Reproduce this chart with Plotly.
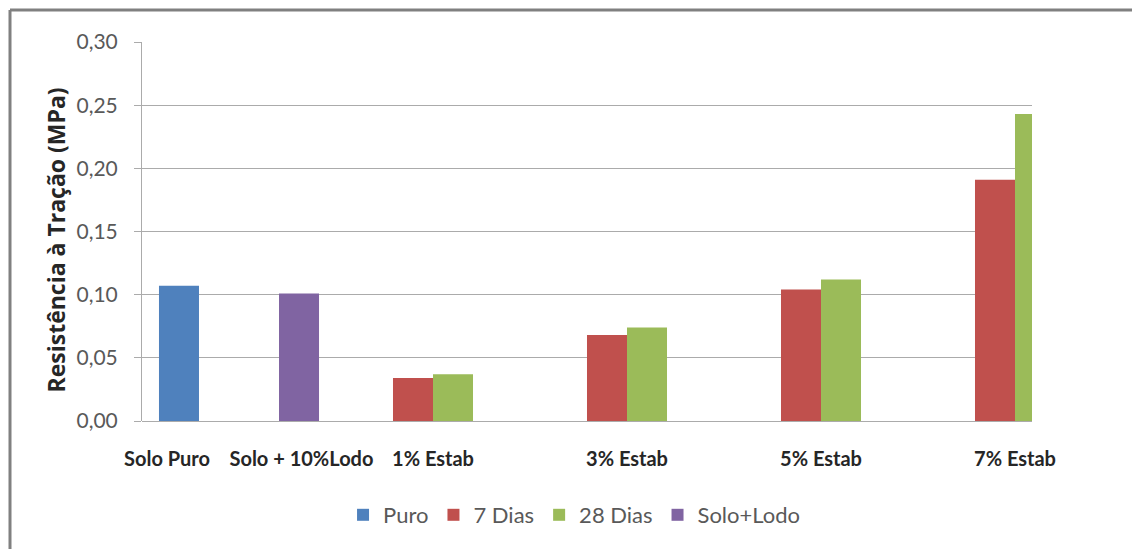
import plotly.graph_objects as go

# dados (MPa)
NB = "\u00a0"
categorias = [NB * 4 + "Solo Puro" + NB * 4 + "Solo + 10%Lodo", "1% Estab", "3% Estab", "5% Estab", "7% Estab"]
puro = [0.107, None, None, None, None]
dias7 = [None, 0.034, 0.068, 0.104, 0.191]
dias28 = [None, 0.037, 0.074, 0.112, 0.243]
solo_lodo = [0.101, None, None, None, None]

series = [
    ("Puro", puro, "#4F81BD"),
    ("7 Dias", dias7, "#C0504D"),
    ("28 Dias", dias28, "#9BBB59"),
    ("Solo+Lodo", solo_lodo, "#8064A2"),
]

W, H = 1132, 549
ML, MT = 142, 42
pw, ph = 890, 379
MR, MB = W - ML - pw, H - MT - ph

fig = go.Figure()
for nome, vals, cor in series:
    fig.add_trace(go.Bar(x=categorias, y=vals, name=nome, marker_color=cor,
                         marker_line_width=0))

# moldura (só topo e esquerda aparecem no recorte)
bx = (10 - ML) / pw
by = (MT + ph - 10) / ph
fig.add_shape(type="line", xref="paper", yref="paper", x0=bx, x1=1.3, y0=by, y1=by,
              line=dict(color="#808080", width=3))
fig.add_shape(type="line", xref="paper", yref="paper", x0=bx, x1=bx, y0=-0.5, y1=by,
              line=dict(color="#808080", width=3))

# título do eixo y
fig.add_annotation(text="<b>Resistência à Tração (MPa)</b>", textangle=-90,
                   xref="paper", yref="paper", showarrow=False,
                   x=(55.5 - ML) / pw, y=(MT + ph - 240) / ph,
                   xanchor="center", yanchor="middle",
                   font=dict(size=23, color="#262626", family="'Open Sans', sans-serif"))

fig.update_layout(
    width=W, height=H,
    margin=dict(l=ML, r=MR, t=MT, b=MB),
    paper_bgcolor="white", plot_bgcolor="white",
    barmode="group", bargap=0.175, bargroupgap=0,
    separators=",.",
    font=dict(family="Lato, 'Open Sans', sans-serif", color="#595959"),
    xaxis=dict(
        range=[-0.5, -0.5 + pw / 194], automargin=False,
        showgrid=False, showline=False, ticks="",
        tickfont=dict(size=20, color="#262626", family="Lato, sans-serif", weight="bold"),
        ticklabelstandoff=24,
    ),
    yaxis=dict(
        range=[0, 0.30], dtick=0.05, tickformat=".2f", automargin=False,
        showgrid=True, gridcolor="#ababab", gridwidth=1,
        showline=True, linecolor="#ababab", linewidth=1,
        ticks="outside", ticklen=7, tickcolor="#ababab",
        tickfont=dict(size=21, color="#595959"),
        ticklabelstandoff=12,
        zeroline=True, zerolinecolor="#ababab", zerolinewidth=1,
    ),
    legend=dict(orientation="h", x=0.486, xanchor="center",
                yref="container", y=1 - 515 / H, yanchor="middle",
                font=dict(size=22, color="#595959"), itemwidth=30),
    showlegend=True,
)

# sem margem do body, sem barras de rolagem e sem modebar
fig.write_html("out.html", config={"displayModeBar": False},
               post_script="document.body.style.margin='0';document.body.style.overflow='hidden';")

________________

> Set problem
Give again, word for word, every line from the top of the data above to the line holding "import plotly.graph_objects as go", inclusive, with the pictures left out.

> Solution
Reproduce this chart with Plotly.
import plotly.graph_objects as go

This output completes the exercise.